■ Given instruction
Render the material again word for word, skipping the pictures in it.

■ Information supplied
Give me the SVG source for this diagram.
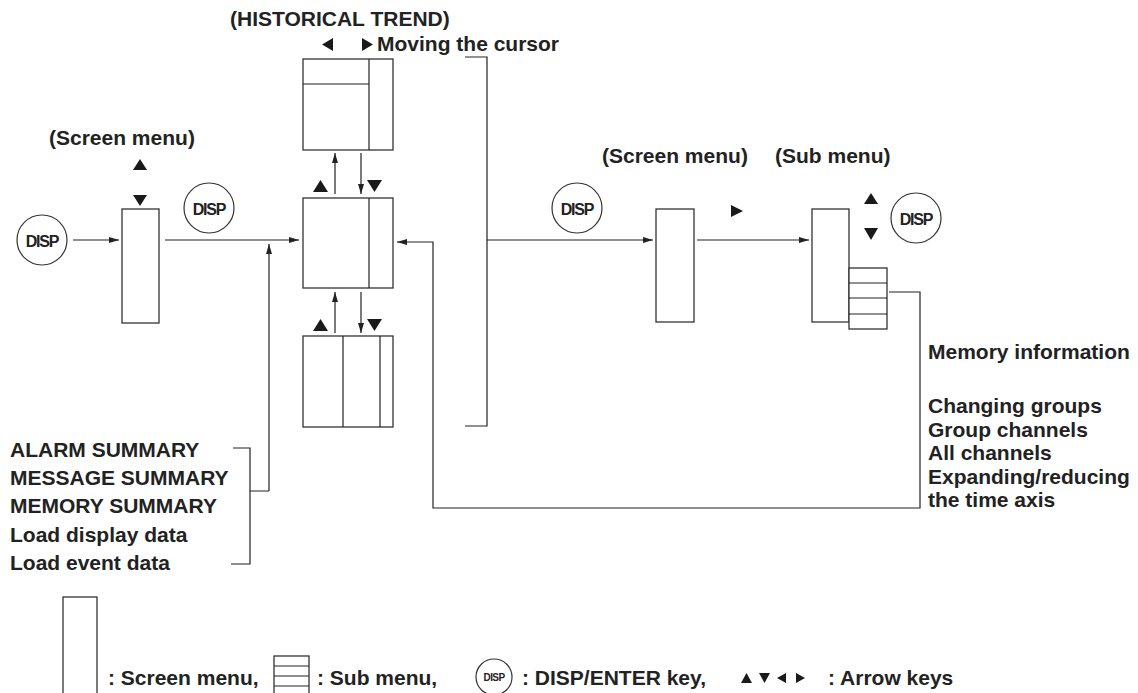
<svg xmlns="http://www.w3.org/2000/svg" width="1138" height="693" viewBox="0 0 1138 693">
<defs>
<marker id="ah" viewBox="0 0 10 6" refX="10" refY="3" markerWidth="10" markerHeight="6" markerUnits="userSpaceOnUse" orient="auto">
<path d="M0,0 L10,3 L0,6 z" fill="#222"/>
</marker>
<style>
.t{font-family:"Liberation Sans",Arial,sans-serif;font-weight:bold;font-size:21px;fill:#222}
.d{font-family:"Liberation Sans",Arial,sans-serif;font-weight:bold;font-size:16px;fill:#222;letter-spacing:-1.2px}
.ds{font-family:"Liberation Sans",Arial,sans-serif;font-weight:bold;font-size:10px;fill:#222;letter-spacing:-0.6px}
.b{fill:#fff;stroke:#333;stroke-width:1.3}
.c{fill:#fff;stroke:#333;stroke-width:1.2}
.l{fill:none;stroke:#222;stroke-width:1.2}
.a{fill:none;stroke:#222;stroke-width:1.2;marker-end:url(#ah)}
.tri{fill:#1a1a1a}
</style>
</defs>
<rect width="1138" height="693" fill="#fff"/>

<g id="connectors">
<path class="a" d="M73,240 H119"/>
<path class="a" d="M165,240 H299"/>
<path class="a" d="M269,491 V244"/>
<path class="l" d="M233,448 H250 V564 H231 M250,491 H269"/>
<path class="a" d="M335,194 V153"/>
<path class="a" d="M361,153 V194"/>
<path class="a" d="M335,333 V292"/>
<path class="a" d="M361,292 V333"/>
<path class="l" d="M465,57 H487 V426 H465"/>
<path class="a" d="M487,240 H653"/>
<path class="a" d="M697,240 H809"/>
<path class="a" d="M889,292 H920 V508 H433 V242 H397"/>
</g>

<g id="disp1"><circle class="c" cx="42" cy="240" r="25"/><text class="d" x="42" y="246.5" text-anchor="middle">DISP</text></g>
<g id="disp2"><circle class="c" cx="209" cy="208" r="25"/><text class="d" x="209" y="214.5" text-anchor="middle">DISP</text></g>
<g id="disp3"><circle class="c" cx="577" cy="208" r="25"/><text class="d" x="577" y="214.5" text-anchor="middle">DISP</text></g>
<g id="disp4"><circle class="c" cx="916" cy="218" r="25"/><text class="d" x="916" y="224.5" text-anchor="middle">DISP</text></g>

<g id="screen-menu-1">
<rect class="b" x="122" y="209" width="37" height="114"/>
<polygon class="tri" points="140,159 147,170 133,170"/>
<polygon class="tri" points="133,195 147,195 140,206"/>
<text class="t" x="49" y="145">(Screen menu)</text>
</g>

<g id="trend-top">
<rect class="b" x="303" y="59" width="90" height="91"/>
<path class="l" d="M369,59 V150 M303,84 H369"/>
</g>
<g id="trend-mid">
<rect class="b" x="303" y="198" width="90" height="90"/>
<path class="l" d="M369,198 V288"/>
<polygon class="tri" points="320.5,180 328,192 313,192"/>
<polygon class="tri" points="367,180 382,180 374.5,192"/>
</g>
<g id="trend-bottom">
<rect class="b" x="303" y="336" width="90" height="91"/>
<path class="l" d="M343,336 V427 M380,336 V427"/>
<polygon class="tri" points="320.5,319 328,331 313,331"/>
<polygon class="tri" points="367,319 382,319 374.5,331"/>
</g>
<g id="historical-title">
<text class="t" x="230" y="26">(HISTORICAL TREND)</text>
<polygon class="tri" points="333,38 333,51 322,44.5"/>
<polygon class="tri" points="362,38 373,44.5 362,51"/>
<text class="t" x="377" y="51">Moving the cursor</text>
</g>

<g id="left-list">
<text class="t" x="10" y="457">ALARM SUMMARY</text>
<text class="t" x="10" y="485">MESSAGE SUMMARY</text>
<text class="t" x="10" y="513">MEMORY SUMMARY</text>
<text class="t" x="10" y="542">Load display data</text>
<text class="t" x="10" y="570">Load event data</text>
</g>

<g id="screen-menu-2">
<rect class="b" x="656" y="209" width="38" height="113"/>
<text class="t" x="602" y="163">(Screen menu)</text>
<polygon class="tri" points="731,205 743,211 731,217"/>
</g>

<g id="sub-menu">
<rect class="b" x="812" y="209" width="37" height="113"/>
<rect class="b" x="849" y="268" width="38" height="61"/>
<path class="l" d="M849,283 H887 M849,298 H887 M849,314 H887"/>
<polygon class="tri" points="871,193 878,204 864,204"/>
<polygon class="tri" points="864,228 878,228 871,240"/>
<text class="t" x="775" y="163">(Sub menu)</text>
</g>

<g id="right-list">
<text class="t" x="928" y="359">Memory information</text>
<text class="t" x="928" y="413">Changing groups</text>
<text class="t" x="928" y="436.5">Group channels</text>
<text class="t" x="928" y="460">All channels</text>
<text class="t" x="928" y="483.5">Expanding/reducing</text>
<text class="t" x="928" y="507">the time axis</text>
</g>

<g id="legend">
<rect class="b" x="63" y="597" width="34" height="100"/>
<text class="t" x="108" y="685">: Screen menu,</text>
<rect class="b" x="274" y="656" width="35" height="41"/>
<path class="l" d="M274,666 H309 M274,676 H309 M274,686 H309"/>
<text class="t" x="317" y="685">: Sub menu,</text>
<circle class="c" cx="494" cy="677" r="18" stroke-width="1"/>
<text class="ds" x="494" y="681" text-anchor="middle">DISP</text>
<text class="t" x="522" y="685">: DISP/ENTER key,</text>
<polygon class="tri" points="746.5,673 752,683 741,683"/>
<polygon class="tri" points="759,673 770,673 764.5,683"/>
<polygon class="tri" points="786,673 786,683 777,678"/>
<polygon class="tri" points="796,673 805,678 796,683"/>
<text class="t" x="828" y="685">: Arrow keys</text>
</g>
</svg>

■ Task output
Give me the SVG source for this diagram.
<svg xmlns="http://www.w3.org/2000/svg" width="1138" height="693" viewBox="0 0 1138 693">
<defs>
<marker id="ah" viewBox="0 0 10 6" refX="10" refY="3" markerWidth="10" markerHeight="6" markerUnits="userSpaceOnUse" orient="auto">
<path d="M0,0 L10,3 L0,6 z" fill="#222"/>
</marker>
<style>
.t{font-family:"Liberation Sans",Arial,sans-serif;font-weight:bold;font-size:21px;fill:#222}
.d{font-family:"Liberation Sans",Arial,sans-serif;font-weight:bold;font-size:16px;fill:#222;letter-spacing:-1.2px}
.ds{font-family:"Liberation Sans",Arial,sans-serif;font-weight:bold;font-size:10px;fill:#222;letter-spacing:-0.6px}
.b{fill:#fff;stroke:#333;stroke-width:1.3}
.c{fill:#fff;stroke:#333;stroke-width:1.2}
.l{fill:none;stroke:#222;stroke-width:1.2}
.a{fill:none;stroke:#222;stroke-width:1.2;marker-end:url(#ah)}
.tri{fill:#1a1a1a}
</style>
</defs>
<rect width="1138" height="693" fill="#fff"/>

<g id="connectors">
<path class="a" d="M73,240 H119"/>
<path class="a" d="M165,240 H299"/>
<path class="a" d="M269,491 V244"/>
<path class="l" d="M233,448 H250 V564 H231 M250,491 H269"/>
<path class="a" d="M335,194 V153"/>
<path class="a" d="M361,153 V194"/>
<path class="a" d="M335,333 V292"/>
<path class="a" d="M361,292 V333"/>
<path class="l" d="M465,57 H487 V426 H465"/>
<path class="a" d="M487,240 H653"/>
<path class="a" d="M697,240 H809"/>
<path class="a" d="M889,292 H920 V508 H433 V242 H397"/>
</g>

<g id="disp1"><circle class="c" cx="42" cy="240" r="25"/><text class="d" x="42" y="246.5" text-anchor="middle">DISP</text></g>
<g id="disp2"><circle class="c" cx="209" cy="208" r="25"/><text class="d" x="209" y="214.5" text-anchor="middle">DISP</text></g>
<g id="disp3"><circle class="c" cx="577" cy="208" r="25"/><text class="d" x="577" y="214.5" text-anchor="middle">DISP</text></g>
<g id="disp4"><circle class="c" cx="916" cy="218" r="25"/><text class="d" x="916" y="224.5" text-anchor="middle">DISP</text></g>

<g id="screen-menu-1">
<rect class="b" x="122" y="209" width="37" height="114"/>
<polygon class="tri" points="140,159 147,170 133,170"/>
<polygon class="tri" points="133,195 147,195 140,206"/>
<text class="t" x="49" y="145">(Screen menu)</text>
</g>

<g id="trend-top">
<rect class="b" x="303" y="59" width="90" height="91"/>
<path class="l" d="M369,59 V150 M303,84 H369"/>
</g>
<g id="trend-mid">
<rect class="b" x="303" y="198" width="90" height="90"/>
<path class="l" d="M369,198 V288"/>
<polygon class="tri" points="320.5,180 328,192 313,192"/>
<polygon class="tri" points="367,180 382,180 374.5,192"/>
</g>
<g id="trend-bottom">
<rect class="b" x="303" y="336" width="90" height="91"/>
<path class="l" d="M343,336 V427 M380,336 V427"/>
<polygon class="tri" points="320.5,319 328,331 313,331"/>
<polygon class="tri" points="367,319 382,319 374.5,331"/>
</g>
<g id="historical-title">
<text class="t" x="230" y="26">(HISTORICAL TREND)</text>
<polygon class="tri" points="333,38 333,51 322,44.5"/>
<polygon class="tri" points="362,38 373,44.5 362,51"/>
<text class="t" x="377" y="51">Moving the cursor</text>
</g>

<g id="left-list">
<text class="t" x="10" y="457">ALARM SUMMARY</text>
<text class="t" x="10" y="485">MESSAGE SUMMARY</text>
<text class="t" x="10" y="513">MEMORY SUMMARY</text>
<text class="t" x="10" y="542">Load display data</text>
<text class="t" x="10" y="570">Load event data</text>
</g>

<g id="screen-menu-2">
<rect class="b" x="656" y="209" width="38" height="113"/>
<text class="t" x="602" y="163">(Screen menu)</text>
<polygon class="tri" points="731,205 743,211 731,217"/>
</g>

<g id="sub-menu">
<rect class="b" x="812" y="209" width="37" height="113"/>
<rect class="b" x="849" y="268" width="38" height="61"/>
<path class="l" d="M849,283 H887 M849,298 H887 M849,314 H887"/>
<polygon class="tri" points="871,193 878,204 864,204"/>
<polygon class="tri" points="864,228 878,228 871,240"/>
<text class="t" x="775" y="163">(Sub menu)</text>
</g>

<g id="right-list">
<text class="t" x="928" y="359">Memory information</text>
<text class="t" x="928" y="413">Changing groups</text>
<text class="t" x="928" y="436.5">Group channels</text>
<text class="t" x="928" y="460">All channels</text>
<text class="t" x="928" y="483.5">Expanding/reducing</text>
<text class="t" x="928" y="507">the time axis</text>
</g>

<g id="legend">
<rect class="b" x="63" y="597" width="34" height="100"/>
<text class="t" x="108" y="685">: Screen menu,</text>
<rect class="b" x="274" y="656" width="35" height="41"/>
<path class="l" d="M274,666 H309 M274,676 H309 M274,686 H309"/>
<text class="t" x="317" y="685">: Sub menu,</text>
<circle class="c" cx="494" cy="677" r="18" stroke-width="1"/>
<text class="ds" x="494" y="681" text-anchor="middle">DISP</text>
<text class="t" x="522" y="685">: DISP/ENTER key,</text>
<polygon class="tri" points="746.5,673 752,683 741,683"/>
<polygon class="tri" points="759,673 770,673 764.5,683"/>
<polygon class="tri" points="786,673 786,683 777,678"/>
<polygon class="tri" points="796,673 805,678 796,683"/>
<text class="t" x="828" y="685">: Arrow keys</text>
</g>
</svg>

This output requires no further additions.